One of the Webb aunts—Amy, I remember just in time—greets me as I come down the aisle with such a warm smile that I feel instantly guilty for obsessing about familial obesity at a time like this. I recall as she grasps me in a sweaty embrace—it feels as if the fire that cooked poor Silas is still raging somewhere below us—that she had been Christine’s favorite aunt.

“Juno, thank you for coming, Christine was just telling me not a month ago what a good friend you’ve always been to her.”

“You saw her last month?”

“She was doing some research at Briarwood and I got her an appointment with Doctor Horace,” Amy says, lowering her voice. “Ruth’s still upset she didn’t get in touch with her when she was up at the hospital. If I’d known I’d never have mentioned seeing her …” Amy takes a quick look around—the nylon fabric of her navy and white polka-dot dress making a rasping noise as it moves over some under layer of fabric—and then leans forward to whisper in my ear under the cover of kissing me on the cheek. “I have an idea why she didn’t want to see her mother …”

Before Amy can finish her sentence we both notice Gavin Penrose striding purposefully toward us. He’s quite a startling sight amid the nylon print dresses and floral wreaths crafted of carnations dyed in colors not found in nature. He’s wearing a charcoal gray suit with a subtle chalk stripe and a silk tie in yet another Morris print. Even though the suit is wool he appears to be the only one in the room not sweating.

“Juno, everyone from the college is sitting over here,” he gestures toward the left side of the chapel. “Let Fay know if you feel up to saying a few words—I’m going to, but don’t feel obliged.”

“Oh, that would have meant the world to Christine,” Amy croons into my ear. She’s still standing close enough that I can feel the heat radiating off her and smell her Jean Naté body splash.

“I don’t have anything prepared …”

“Just a few words from the heart—that’s all I’m doing. Come and tell Fay, though; she’s keeping a list.”

Gavin takes my arm and I reluctantly leave Amy. “We’ll talk later back at the house,” I say, hoping she doesn’t forget what she’d been about to tell me.

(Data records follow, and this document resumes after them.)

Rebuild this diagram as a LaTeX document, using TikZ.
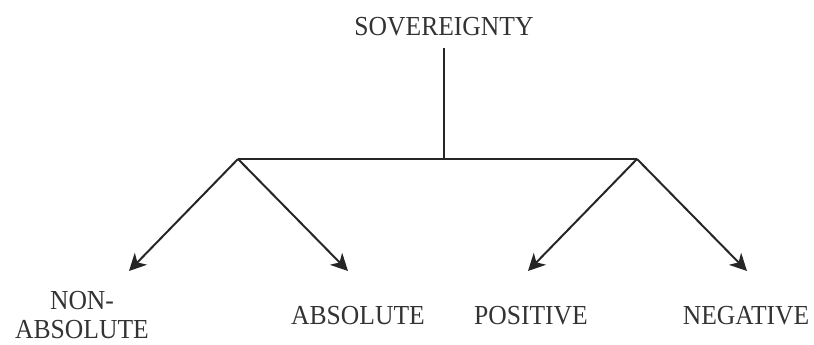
\documentclass[tikz,border=0pt]{standalone}
\usepackage{fontspec}
\setmainfont{Liberation Serif}[FakeStretch=0.93]
\usetikzlibrary{arrows.meta}
\begin{document}
\begin{tikzpicture}[x=1pt,y=-1pt,
  lbl/.style={inner sep=0pt, font=\fontsize{27.5}{29}\selectfont, align=center, text=black!80},
  ln/.style={line width=2pt, draw=black!85},
  arr/.style={ln, -{Stealth[length=17pt,width=17pt,inset=5pt]}}]
\useasboundingbox (0,0) rectangle (814,345);
\node[lbl] (sov) at (444,27) {SOVEREIGNTY};
\coordinate (jc) at (444,159);
\coordinate (jl) at (238,159);
\coordinate (jr) at (637,159);
\coordinate (t1) at (129,271);
\coordinate (t2) at (348,271);
\coordinate (t3) at (528,271);
\coordinate (t4) at (747,271);
\node[lbl] (nonabs) at (82,315) {NON-\\ABSOLUTE};
\node[lbl] (abs) at (358,316) {ABSOLUTE};
\node[lbl] (pos) at (531,316) {POSITIVE};
\node[lbl] (neg) at (746,316) {NEGATIVE};
\draw[ln] (sov.south |- 0,48) -- (jc);
\draw[ln] (jl) -- (jr);
\draw[arr] (jl) -- (t1);
\draw[arr] (jl) -- (t2);
\draw[arr] (jr) -- (t3);
\draw[arr] (jr) -- (t4);
\end{tikzpicture}
\end{document}
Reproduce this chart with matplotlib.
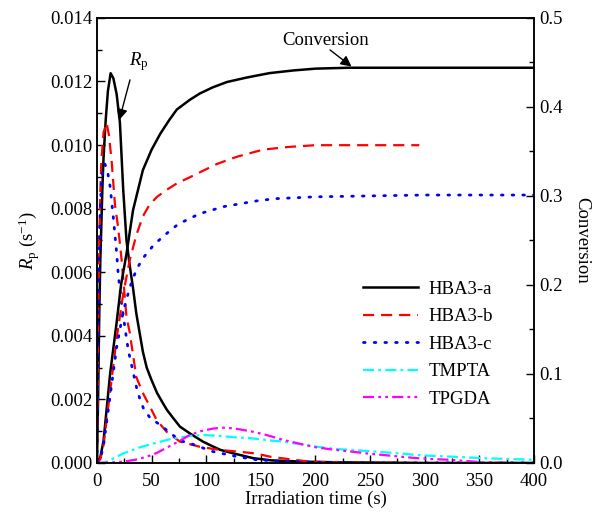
import matplotlib
matplotlib.use("Agg")
import matplotlib.pyplot as plt
from matplotlib.ticker import MultipleLocator, FormatStrFormatter

plt.rcParams["font.family"] = ["Liberation Serif", "DejaVu Serif"]
plt.rcParams["mathtext.fontset"] = "custom"
plt.rcParams["mathtext.rm"] = "Liberation Serif"
plt.rcParams["mathtext.it"] = "Liberation Serif:italic"
plt.rcParams["lines.scale_dashes"] = False
FS = 13.5

# polymerization rate Rp (s^-1) vs irradiation time (s)
t_rp_a = [0, 1, 2, 3, 4, 5, 6, 8, 10, 12.5, 15, 18, 21, 24, 27, 30, 33, 36, 39, 42,
          45.5, 50, 55, 60, 64, 70, 76, 85, 97, 106, 113, 125, 143, 160, 189, 220,
          260, 300, 350, 400]
rp_a = [0, 0.0020, 0.0045, 0.0063, 0.0075, 0.0087, 0.0096, 0.0108, 0.0117, 0.01226,
        0.0121, 0.0116, 0.0107, 0.0086, 0.0070, 0.0062, 0.0055, 0.0047, 0.0041,
        0.0035, 0.0030, 0.0026, 0.0022, 0.0019, 0.00167, 0.0014, 0.00114, 0.00093,
        0.00067, 0.00052, 0.00041, 0.0003, 0.00015, 0.00008, 0.00004, 0.00002,
        0.00001, 0, 0, 0]

t_rp_b = [0, 1, 2, 3, 4, 6, 8.8, 11, 13.4, 16.5, 19, 21, 22.5, 24, 27, 30, 33, 36, 42,
          48.5, 54.6, 63.7, 76, 94, 112, 128, 145, 158, 180, 195, 230, 295]
rp_b = [0, 0.0040, 0.0068, 0.0085, 0.0095, 0.0104, 0.0107, 0.0103, 0.0095, 0.0081,
        0.0075, 0.0069, 0.0064, 0.0058, 0.0046, 0.0041, 0.0034, 0.0027, 0.0022,
        0.00177, 0.00135, 0.00098, 0.00067, 0.00051, 0.00041, 0.00036, 0.0003,
        0.0002, 0.0001, 0.00004, 0.00001, 0]

t_rp_c = [0, 1, 2, 3, 4, 5.5, 7.3, 10, 12, 15, 18, 19.5, 22.6, 25.6, 28.6, 33, 36.3,
          39, 42.4, 48.5, 57.7, 66.8, 76, 85, 106, 128, 146, 170, 200, 250, 300, 350, 400]
rp_c = [0, 0.0040, 0.0065, 0.0080, 0.0088, 0.0093, 0.0094, 0.0091, 0.0087, 0.0077,
        0.0066, 0.0059, 0.0050, 0.00425, 0.00355, 0.00287, 0.00236, 0.00204, 0.00173,
        0.00142, 0.0012, 0.00095, 0.0007, 0.00062, 0.00036, 0.0002, 0.0001, 0.00005,
        0.00002, 0, 0, 0, 0]

t_rp_tmpta = [0, 5, 10, 24, 40, 55, 67, 76, 85, 97, 113, 128, 140, 158, 171, 189, 201,
              219, 232, 250, 262, 280, 293, 308, 323, 353, 380, 400]
rp_tmpta = [0, 0.00001, 0.00005, 0.0003, 0.0005, 0.00064, 0.00075, 0.0008, 0.00085,
            0.00088, 0.00085, 0.00080, 0.00078, 0.00071, 0.00067, 0.00057, 0.00051,
            0.00044, 0.00041, 0.00037, 0.00034, 0.00029, 0.00025, 0.00022, 0.0002,
            0.00015, 0.00012, 0.0001]

t_rp_tpgda = [0, 10, 24, 35, 46, 55, 65, 76, 85, 95, 106, 115, 125, 135, 143, 155,
              171, 186, 201, 216, 232, 247, 262, 277, 293, 308, 323, 338, 353, 368, 385]
rp_tpgda = [0, 0.00001, 0.00004, 0.0001, 0.0002, 0.00032, 0.0005, 0.0007, 0.00088,
            0.001, 0.00108, 0.00111, 0.00109, 0.00103, 0.00098, 0.00088, 0.00072,
            0.0006, 0.00049, 0.00042, 0.00036, 0.0003, 0.00025, 0.0002, 0.00015,
            0.00012, 0.0001, 0.00006, 0.00002, 0.00001, 0]

# conversion vs irradiation time (right axis)
t_cv_a = [0, 3, 6, 12, 18, 22, 27, 33, 42, 50, 58, 66, 73, 85, 94, 106, 119, 137,
          158, 180, 200, 230, 260, 300, 350, 400]
cv_a = [0, 0.006, 0.025, 0.10, 0.158, 0.200, 0.235, 0.284, 0.329, 0.352, 0.370,
        0.385, 0.397, 0.408, 0.415, 0.422, 0.428, 0.433, 0.438, 0.441, 0.443, 0.444,
        0.444, 0.444, 0.444, 0.444]

t_cv_b = [0, 3, 6, 12, 18, 24, 30, 36, 42, 48, 55, 64, 73, 85, 95, 110, 128, 152,
          175, 200, 230, 260, 295]
cv_b = [0, 0.004, 0.02, 0.08, 0.14, 0.19, 0.228, 0.256, 0.277, 0.290, 0.299, 0.307,
        0.314, 0.321, 0.327, 0.336, 0.344, 0.352, 0.355, 0.357, 0.357, 0.357, 0.357]

t_cv_c = [0, 3, 6, 12, 18, 24, 30, 36, 42, 52, 62, 73, 82, 94, 116, 149, 165, 200,
          250, 300, 350, 400]
cv_c = [0, 0.004, 0.02, 0.075, 0.13, 0.17, 0.197, 0.217, 0.230, 0.245, 0.256, 0.267,
        0.273, 0.280, 0.288, 0.295, 0.297, 0.299, 0.300, 0.301, 0.301, 0.301]

styles = {
    "HBA3-a": dict(color="black", lw=1.8, ls="-"),
    "HBA3-b": dict(color="red", lw=1.6, dashes=(8, 5)),
    "HBA3-c": dict(color="blue", lw=2.0, dashes=(1.2, 6.5), dash_capstyle="round"),
    "TMPTA": dict(color="cyan", lw=1.6, dashes=(8, 3, 2, 3)),
    "TPGDA": dict(color="magenta", lw=1.6, dashes=(8, 3, 2, 3, 2, 3)),
}

fig = plt.figure(figsize=(5.95, 5.19), dpi=100)
ax = fig.add_axes([0.163, 0.108, 0.7345, 0.8575])
ax2 = ax.twinx()

ax.plot(t_rp_a, rp_a, label="HBA3-a", **styles["HBA3-a"])
ax.plot(t_rp_b, rp_b, label="HBA3-b", **styles["HBA3-b"])
ax.plot(t_rp_c, rp_c, label="HBA3-c", **styles["HBA3-c"])
ax.plot(t_rp_tmpta, rp_tmpta, label="TMPTA", **styles["TMPTA"])
ax.plot(t_rp_tpgda, rp_tpgda, label="TPGDA", **styles["TPGDA"])

ax2.plot(t_cv_a, cv_a, **styles["HBA3-a"])
ax2.plot(t_cv_b, cv_b, **styles["HBA3-b"])
ax2.plot(t_cv_c, cv_c, **styles["HBA3-c"])

ax.set_xlim(0, 400)
ax.set_ylim(0, 0.014)
ax2.set_ylim(0, 0.5)

ax.xaxis.set_major_locator(MultipleLocator(50))
ax.xaxis.set_minor_locator(MultipleLocator(25))
ax.yaxis.set_major_locator(MultipleLocator(0.002))
ax.yaxis.set_minor_locator(MultipleLocator(0.001))
ax.yaxis.set_major_formatter(FormatStrFormatter("%.3f"))
ax2.yaxis.set_major_locator(MultipleLocator(0.1))
ax2.yaxis.set_minor_locator(MultipleLocator(0.05))
ax2.yaxis.set_major_formatter(FormatStrFormatter("%.1f"))

ax.tick_params(which="both", direction="in", labelsize=FS, top=False, right=False, width=1.0)
ax.tick_params(which="major", length=6)
ax.tick_params(which="minor", length=3.5)
ax.tick_params(axis="x", pad=7)
ax2.tick_params(which="both", direction="in", labelsize=FS, width=1.0)
ax2.tick_params(which="major", length=6)
ax2.tick_params(which="minor", length=3.5)
for a in (ax, ax2):
    for s in a.spines.values():
        s.set_linewidth(1.1)

ax.set_xlabel("Irradiation time (s)", fontsize=FS, labelpad=1)
ax.set_ylabel("$R_\\mathrm{p}$ (s$^{-1}$)", fontsize=FS, labelpad=6)
ax2.set_ylabel("Conversion", fontsize=FS, rotation=270, labelpad=20)

# curve labels with arrows
ax.text(38.5, 0.01262, "$R_\\mathrm{p}$", fontsize=FS, ha="center", va="center")
ax.annotate("", xy=(20.4, 0.01079), xytext=(30.2, 0.01205),
            arrowprops=dict(arrowstyle="-|>", color="black", lw=1.0, mutation_scale=16,
                            shrinkA=0, shrinkB=0))
ax2.text(209, 0.475, "Conversion", fontsize=FS, ha="center", va="center")
ax2.annotate("", xy=(233, 0.4453), xytext=(213.3, 0.464),
             arrowprops=dict(arrowstyle="-|>", color="black", lw=1.0, mutation_scale=16,
                             shrinkA=0, shrinkB=0))

ax.legend(loc="center left", bbox_to_anchor=(0.609, 0.267), frameon=False,
          fontsize=FS, handlelength=2.9, handletextpad=0.6, labelspacing=0.55,
          borderpad=0, borderaxespad=0)

fig.savefig("out.png", dpi=100)
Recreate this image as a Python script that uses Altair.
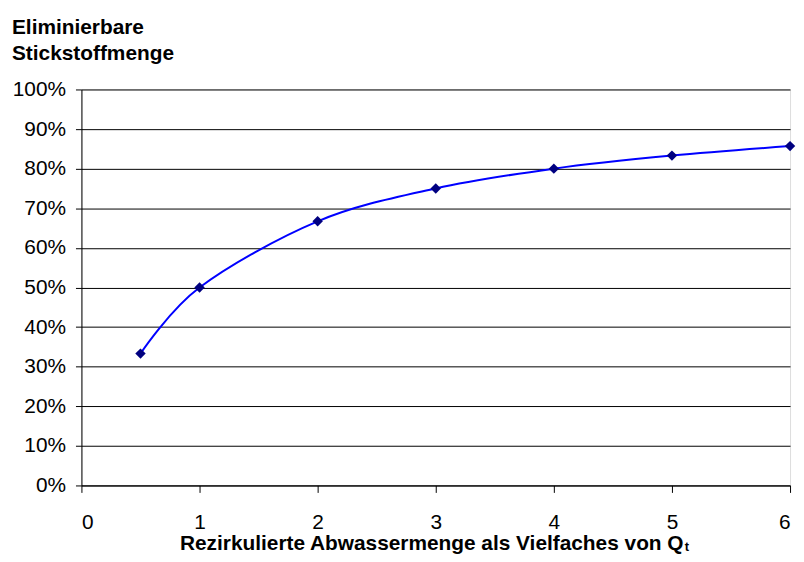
import altair as alt
import pandas as pd

# Data
ratio = [0.5, 1, 2, 3, 4, 5, 6]
removable = [0.333, 0.5, 0.667, 0.75, 0.8, 0.833, 0.857]
x_ticks = [0, 1, 2, 3, 4, 5, 6]
y_ticks = [0, 0.1, 0.2, 0.3, 0.4, 0.5, 0.6, 0.7, 0.8, 0.9, 1.0]

df = pd.DataFrame({"ratio": ratio, "removable": removable})

FONT = "Liberation Sans"

x_enc = alt.X(
    "ratio:Q",
    scale=alt.Scale(domain=[0, 6], nice=False, zero=False),
    axis=alt.Axis(
        values=x_ticks,
        format="d",
        grid=False,
        tickSize=7,
        tickColor="black",
        domainColor="black",
        labelPadding=19,
        labelFontSize=21,
        labelColor="black",
        labelFont=FONT,
        labelOverlap=False,
        title="Rezirkulierte Abwassermenge als Vielfaches von Q",
        titleFont=FONT,
        titleFontSize=21,
        titleFontWeight="bold",
        titleColor="black",
        titleX=352.5,
        titleY=65,
        titleAlign="center",
        titleBaseline="alphabetic",
        titleAnchor="start",
    ),
)

y_enc = alt.Y(
    "removable:Q",
    scale=alt.Scale(domain=[0, 1], nice=False),
    axis=alt.Axis(
        values=y_ticks,
        tickCount=11,
        format=".0%",
        grid=True,
        gridColor="black",
        gridWidth=1,
        tickSize=6,
        tickColor="black",
        domainColor="black",
        labelPadding=10,
        labelFontSize=21,
        labelColor="black",
        labelFont=FONT,
        labelOverlap=False,
        title=None,
    ),
)

base = alt.Chart(df)

line = base.mark_line(color="#0000FF", strokeWidth=2, interpolate="cardinal").encode(x=x_enc, y=y_enc)
points = base.mark_point(shape="diamond", filled=True, color="#000080", size=110, opacity=1).encode(
    x="ratio:Q", y="removable:Q"
)

sub_t = alt.Chart(pd.DataFrame({"s": ["t"]})).mark_text(
    align="left", baseline="alphabetic", font=FONT, fontSize=13, fontWeight="bold", color="black"
).encode(x=alt.value(608), y=alt.value(465), text="s:N")

chart = (
    alt.layer(line, points, sub_t)
    .properties(
        width=714,
        height=399,
        autosize=alt.AutoSizeParams(type="none"),
        padding={"left": 74, "top": 80, "right": 6, "bottom": 67},
        title=alt.TitleParams(
            text=["Eliminierbare", "Stickstoffmenge"],
            anchor="start",
            frame="group",
            font=FONT,
            fontSize=21,
            fontWeight="bold",
            color="black",
            lineHeight=26,
            dx=-70,
            offset=15,
        ),
    )
    .configure_view(stroke="#808080", strokeWidth=1)
    .configure(background="white")
)

chart.save("out.html", embed_options={"renderer": "svg", "actions": False})
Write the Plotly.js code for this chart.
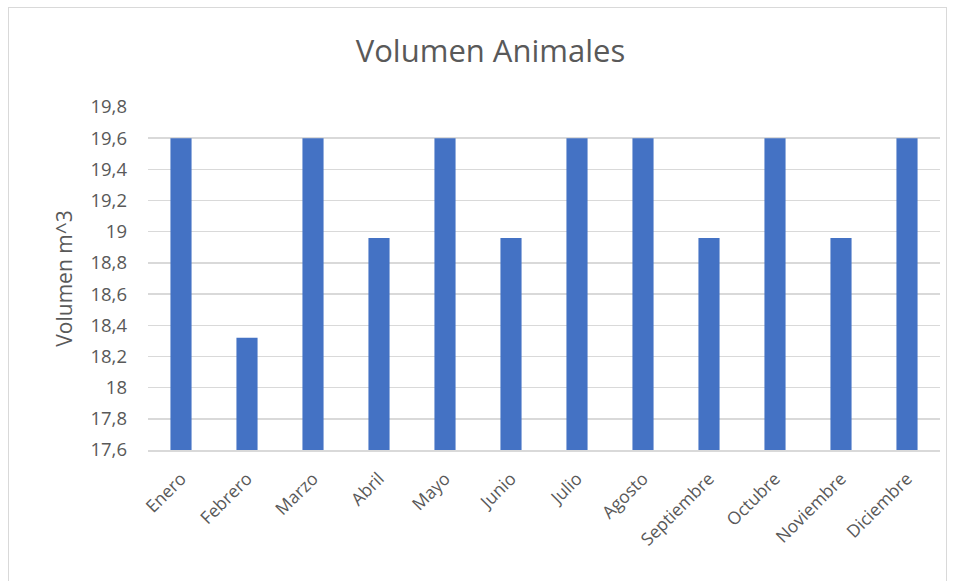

Gavin leads me to the front pew on the left side of the chapel and seats me between Fay Morgan and Joan Shelley, the petite blond trustee who I saw at Christine’s lecture last week. I’m touched that a woman of Joan’s social standing—I read in the alumnae magazine that she’s used her considerable fortune to found a number of art organizations—would come to Christine’s funeral. After we’ve exchanged greetings—and Fay has written my name down on her “list” of speakers, which only contains my name and Gavin’s—the two women resume their conversation, leaning forward to talk across me, about college budget cuts. I turn in my seat to look back and notice, in the very last pew, Detective Falco mopping his forehead with a white handkerchief. He catches my eye almost the instant I turn, waves at me and then, when he sees he’s waving the white handkerchief, quickly pockets it and blushes.

I turn back in my seat and smile, oddly pleased at the detective’s discomfiture, and then remember where I am and why and stop smiling.